_GOAL:_
Give only the number of lines in the records that include the string "this".

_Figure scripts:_
-----

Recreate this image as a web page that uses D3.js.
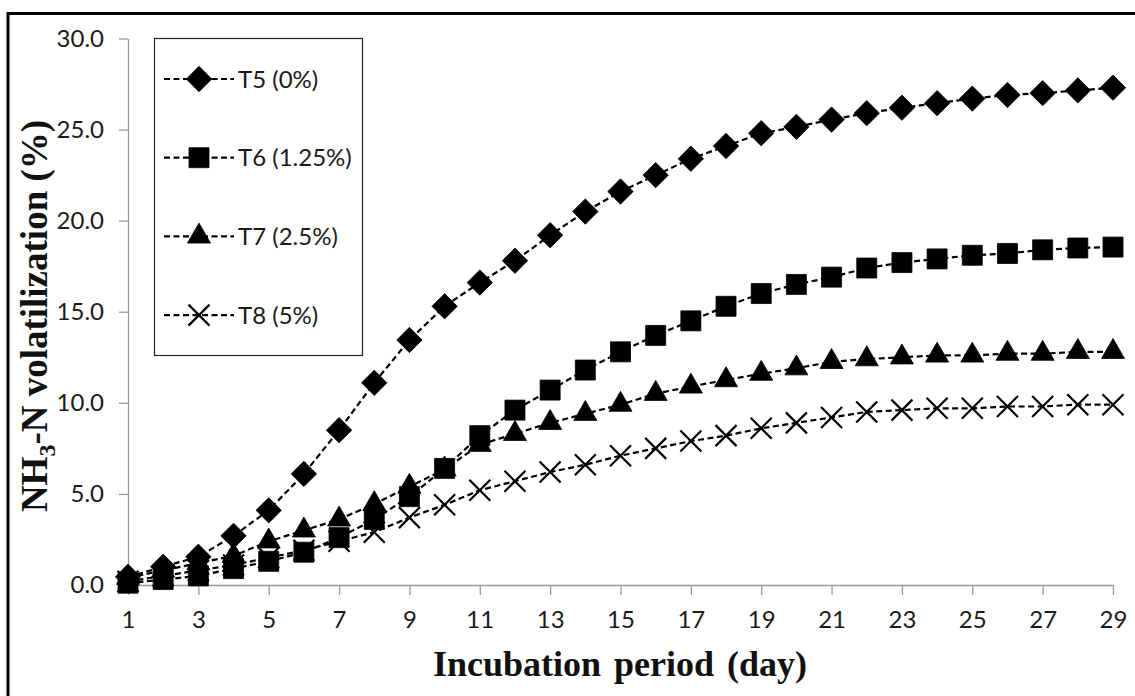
<!DOCTYPE html>
<html>
<head>
<meta charset="utf-8">
<script src="https://cdn.jsdelivr.net/npm/d3@7"></script>
<style>
  body { margin: 0; background: #fff; }
  svg { display: block; }
  .tick text { font-family: Lato, "Open Sans", sans-serif; font-size: 24px; fill: #1a1a1a; }
  .axis path, .axis line { stroke: #9a9a9a; stroke-width: 1.3; }
  .title { font-family: "Liberation Serif", "DejaVu Serif", serif; font-weight: bold; fill: #111; }
  .legend text { font-family: Lato, "Open Sans", sans-serif; font-size: 24px; fill: #1a1a1a; }
</style>
</head>
<body>
<svg width="1135" height="696"></svg>
<script>
// data
const days = d3.range(1, 30)
const seriesNames = ['T5 (0%)', 'T6 (1.25%)', 'T7 (2.5%)', 'T8 (5%)']
const t5 = [0.45, 1.0, 1.55, 2.7, 4.1, 6.1, 8.5, 11.1, 13.45, 15.3, 16.6, 17.8, 19.2, 20.5, 21.6,
  22.5, 23.4, 24.1, 24.8, 25.15, 25.55, 25.9, 26.2, 26.45, 26.7, 26.9, 27.0, 27.15, 27.3]
const t6 = [0.1, 0.3, 0.5, 0.9, 1.3, 1.8, 2.6, 3.6, 4.85, 6.4, 8.2, 9.6, 10.7, 11.8, 12.8,
  13.7, 14.5, 15.3, 16.0, 16.5, 16.9, 17.4, 17.7, 17.9, 18.1, 18.2, 18.4, 18.5, 18.55]
const t7 = [0.4, 0.8, 1.2, 1.6, 2.4, 3.0, 3.6, 4.45, 5.4, 6.35, 7.7, 8.3, 8.9, 9.4, 9.9,
  10.5, 10.9, 11.25, 11.6, 11.9, 12.25, 12.4, 12.5, 12.6, 12.6, 12.7, 12.7, 12.8, 12.8]
const t8 = [0.2, 0.5, 0.8, 1.1, 1.5, 1.9, 2.4, 2.9, 3.7, 4.4, 5.2, 5.7, 6.2, 6.6, 7.1,
  7.5, 7.9, 8.2, 8.6, 8.9, 9.2, 9.5, 9.6, 9.7, 9.7, 9.8, 9.8, 9.9, 9.9]
const xTicks = [1, 3, 5, 7, 9, 11, 13, 15, 17, 19, 21, 23, 25, 27, 29]
const yTicks = [0, 5, 10, 15, 20, 25, 30]

// selections
const $svg = d3.select('svg')

// dimensions
const margin = { top: 38.5, left: 128, right: 22, bottom: 111 }
const width = 1135
const height = 696

const scaleX = d3.scaleLinear().domain([1, 29]).range([margin.left, width - margin.right])
const scaleY = d3.scaleLinear().domain([0, 30]).range([height - margin.bottom, margin.top])

const markerShapes = ['diamond', 'square', 'triangle', 'cross']

function markerPath(shape){
  if (shape === 'diamond') return d3.symbol(d3.symbolSquare, 320)()
  if (shape === 'square') return d3.symbol(d3.symbolSquare, 400)()
  if (shape === 'triangle') return d3.symbol(d3.symbolTriangle, 230)()
  const r = 10.5
  return `M${-r},${-r}L${r},${r}M${-r},${r}L${r},${-r}`
}

function drawMarker(sel, shape){
  sel.append('path')
    .attr('d', markerPath(shape))
    .attr('transform', shape === 'diamond' ? 'rotate(45)' : null)
    .attr('fill', shape === 'cross' ? 'none' : '#000')
    .attr('stroke', '#000')
    .attr('stroke-width', shape === 'cross' ? 2.2 : 0.8)
}

function render(){
  // outer frame (only top and left edges fall inside the picture)
  $svg.append('rect')
    .attr('x', 8).attr('y', 13.5)
    .attr('width', 1400).attr('height', 900)
    .attr('fill', 'none').attr('stroke', '#000').attr('stroke-width', 3)

  // axes
  $svg.append('g')
    .attr('class', 'axis axis--y')
    .attr('transform', `translate(${margin.left},0)`)
    .call(d3.axisLeft(scaleY)
      .tickValues(yTicks)
      .tickFormat(d3.format('.1f'))
      .tickSize(9)
      .tickSizeOuter(0)
      .tickPadding(15))

  $svg.append('g')
    .attr('class', 'axis axis--x')
    .attr('transform', `translate(0,${scaleY(0)})`)
    .call(d3.axisBottom(scaleX)
      .tickValues(xTicks)
      .tickFormat(d3.format('d'))
      .tickSize(10)
      .tickSizeOuter(0)
      .tickPadding(16))

  // series
  const allSeries = [t5, t6, t7, t8].map((vals, i) => ({
    name: seriesNames[i],
    shape: markerShapes[i],
    values: vals.map((v, j) => ({ day: days[j], v }))
  }))

  const line = d3.line().x(d => scaleX(d.day)).y(d => scaleY(d.v))

  const $series = $svg.selectAll('.series')
    .data(allSeries)
    .enter()
    .append('g')
    .attr('class', 'series')

  $series.append('path')
    .attr('d', d => line(d.values))
    .attr('fill', 'none')
    .attr('stroke', '#000')
    .attr('stroke-width', 2.2)
    .attr('stroke-dasharray', '6,3.5')

  $series.each(function(s){
    d3.select(this).selectAll('.pt')
      .data(s.values)
      .enter()
      .append('g')
      .attr('class', 'pt')
      .attr('transform', d => `translate(${scaleX(d.day)},${scaleY(d.v)})`)
      .each(function(){ drawMarker(d3.select(this), s.shape) })
  })

  // legend
  const $legend = $svg.append('g').attr('class', 'legend')
  $legend.append('rect')
    .attr('x', 154.5).attr('y', 38.5)
    .attr('width', 208).attr('height', 317)
    .attr('fill', '#fff').attr('stroke', '#222').attr('stroke-width', 1.2)

  const $items = $legend.selectAll('.item')
    .data(allSeries)
    .enter()
    .append('g')
    .attr('class', 'item')
    .attr('transform', (d, i) => `translate(0,${79 + i * 78.7})`)

  $items.append('line')
    .attr('x1', 164).attr('x2', 234)
    .attr('stroke', '#000').attr('stroke-width', 2.2)
    .attr('stroke-dasharray', '6,3.5')

  $items.append('g')
    .attr('transform', 'translate(199,0)')
    .each(function(d){ drawMarker(d3.select(this), d.shape) })

  $items.append('text')
    .attr('x', 238)
    .attr('dy', '0.36em')
    .text(d => d.name)

  // axis titles
  $svg.append('text')
    .attr('class', 'title')
    .attr('x', 620).attr('y', 676)
    .attr('text-anchor', 'middle')
    .style('font-size', '36px')
    .style('word-spacing', '4px')
    .text('Incubation period (day)')

  const $yTitle = $svg.append('text')
    .attr('class', 'title')
    .attr('transform', 'translate(47,316) rotate(-90)')
    .attr('text-anchor', 'middle')
    .style('font-size', '37px')
  $yTitle.append('tspan').text('NH')
  $yTitle.append('tspan').attr('dy', 8).style('font-size', '24px').text('3')
  $yTitle.append('tspan').attr('dy', -8).text('-N volatilization (%)')
}

render()
</script>
</body>
</html>
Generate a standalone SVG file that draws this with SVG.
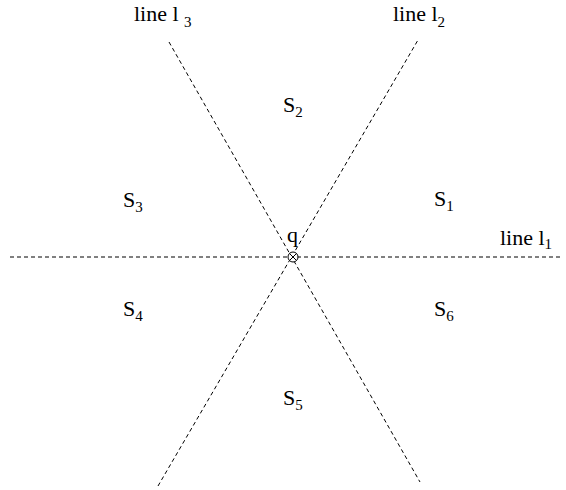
<svg xmlns="http://www.w3.org/2000/svg" width="566" height="490" viewBox="0 0 566 490">
<style>
.ln{stroke:#000;stroke-width:1;stroke-dasharray:4 3;fill:none}
.t{font-family:"Liberation Serif",serif;font-size:22px;fill:#000}
.sub{font-size:15px}
</style>
<rect width="566" height="490" fill="#fff"/>
<g id="connectors">
<line class="ln" x1="10" y1="257" x2="563" y2="257"/>
<line class="ln" x1="158" y1="486" x2="418" y2="40"/>
<line class="ln" x1="169" y1="42" x2="420" y2="482"/>
</g>
<g id="q">
<circle cx="293" cy="257" r="5" fill="#fff" stroke="#000" stroke-width="1"/>
<path d="M289.5 253.5L296.5 260.5M296.5 253.5L289.5 260.5" stroke="#000" stroke-width="1"/>
<text class="t" x="287" y="242">q</text>
</g>
<g id="l1"><text class="t" x="500" y="245">line l<tspan class="sub" dy="4">1</tspan></text></g>
<g id="l2"><text class="t" x="393" y="21">line l<tspan class="sub" dy="6">2</tspan></text></g>
<g id="l3"><text class="t" x="134" y="21">line l <tspan class="sub" dy="6">3</tspan></text></g>
<g id="S1"><text class="t" x="434" y="206">S<tspan class="sub" dy="5">1</tspan></text></g>
<g id="S2"><text class="t" x="283" y="112">S<tspan class="sub" dy="5">2</tspan></text></g>
<g id="S3"><text class="t" x="123" y="207">S<tspan class="sub" dy="5">3</tspan></text></g>
<g id="S4"><text class="t" x="123" y="316">S<tspan class="sub" dy="5">4</tspan></text></g>
<g id="S5"><text class="t" x="283" y="405">S<tspan class="sub" dy="5">5</tspan></text></g>
<g id="S6"><text class="t" x="434" y="316">S<tspan class="sub" dy="5">6</tspan></text></g>
</svg>
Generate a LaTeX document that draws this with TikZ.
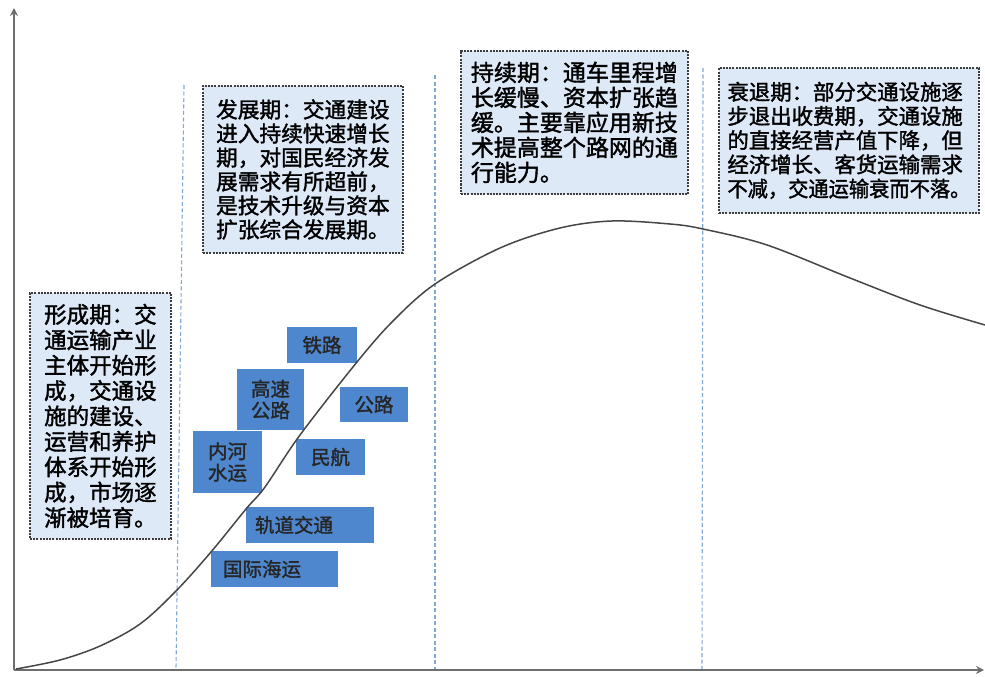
\documentclass[tikz,border=0pt]{standalone}
\usepackage{fontspec}
\usepackage{graphicx}
\setmainfont{Noto Sans CJK SC}[FakeBold=1.6]
\usetikzlibrary{arrows.meta}
\definecolor{boxfill}{RGB}{221,233,247}
\definecolor{boxedge}{RGB}{60,60,60}
\definecolor{modefill}{RGB}{78,135,205}
\definecolor{guide}{RGB}{130,168,214}
\definecolor{axiscol}{RGB}{110,110,110}
\definecolor{curvecol}{RGB}{70,70,70}
\tikzset{
  phasebox/.style={draw=boxedge, fill=boxfill, line width=1.8pt,
    dash pattern=on 2pt off 1.2pt, align=left, inner sep=0pt, anchor=north west},
  modebox/.style={fill=modefill, text=black!85, inner sep=0pt, align=center,
    font=\fontsize{19.5pt}{21.5pt}\selectfont},
  guideline/.style={draw=guide, line width=1.1pt, dash pattern=on 4pt off 2.5pt},
  axisline/.style={draw=axiscol, line width=2pt, -{Stealth[length=8pt,width=8pt]}},
}
\begin{document}
\begin{tikzpicture}[x=1pt,y=-1pt]
\path[use as bounding box] (0,0) rectangle (985,677);

% guide lines
\coordinate (g1t) at (184,85);  \coordinate (g1b) at (176,669);
\coordinate (g2t) at (435,75);  \coordinate (g2b) at (435,669);
\coordinate (g3t) at (703,68);  \coordinate (g3b) at (702,669);
\draw[guideline] (g1t) -- (g1b);
\draw[guideline] (g2t) -- (g2b);
\draw[guideline] (g3t) -- (g3b);

% axes
\coordinate (o) at (14,670);
\coordinate (ytop) at (14,8);
\coordinate (xend) at (984,670);
\draw[axisline] (o) -- (ytop);
\draw[axisline] (o) -- (xend);

% phase boxes
\node[phasebox, minimum width=141pt, minimum height=246pt,
  font=\fontsize{22.5pt}{25.4pt}\selectfont] (b1) at (29,292)
  {形成期：交\\通运输产业\\主体开始形\\成，交通设\\施的建设、\\运营和养护\\体系开始形\\成，市场逐\\渐被培育。};
\node[phasebox, minimum width=200pt, minimum height=167pt,
  font=\fontsize{21.7pt}{24pt}\selectfont] (b2) at (202,85)
  {发展期：交通建设\\进入持续快速增长\\期，对国民经济发\\展需求有所超前，\\是技术升级与资本\\扩张综合发展期。};
\node[phasebox, minimum width=227pt, minimum height=143pt,
  font=\fontsize{23pt}{25pt}\selectfont] (b3) at (460,50)
  {持续期：通车里程增\\长缓慢、资本扩张趋\\缓。主要靠应用新技\\术提高整个路网的通\\行能力。};
\node[phasebox, minimum width=260pt, minimum height=145pt,
  font=\fontsize{21.4pt}{24.2pt}\selectfont] (b4) at (718,67)
  {衰退期：部分交通设施逐\\步退出收费期，交通设施\\的直接经营产值下降，但\\经济增长、客货运输需求\\\scalebox{0.946}[1]{不减，交通运输衰而不落。}};

% transport mode boxes
\node[modebox, minimum width=70pt, minimum height=36pt] (rail) at (322,345) {铁路};
\node[modebox, minimum width=67pt, minimum height=61pt] (hwy) at (270.5,399.5) {高速\\公路};
\node[modebox, minimum width=68pt, minimum height=35pt] (road) at (374,404.5) {公路};
\node[modebox, minimum width=69pt, minimum height=62pt] (river) at (227.5,462) {内河\\水运};
\node[modebox, minimum width=69pt, minimum height=36pt] (air) at (330.5,457) {民航};
\node[modebox, minimum height=36pt, text width=110pt, inner xsep=9pt, align=left] (metro) at (310,525) {轨道交通};
\node[modebox, minimum height=36pt, text width=103pt, inner xsep=12pt, align=left] (sea) at (274.5,569) {国际海运};

% life-cycle curve
\draw[curvecol, line width=1.5pt] plot[smooth, tension=0.55] coordinates {
  (16,669) (60,660) (100,646) (140,624) (176,591) (211,552) (246,509)
  (265,487) (300,435) (357,362) (393,321) (435,284) (500,248) (560,228) (612,221)
  (670,224) (703,229) (767,245) (850,278) (920,305) (985,325)};
\end{tikzpicture}
\end{document}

-----

_FINISHED ANSWER:_
6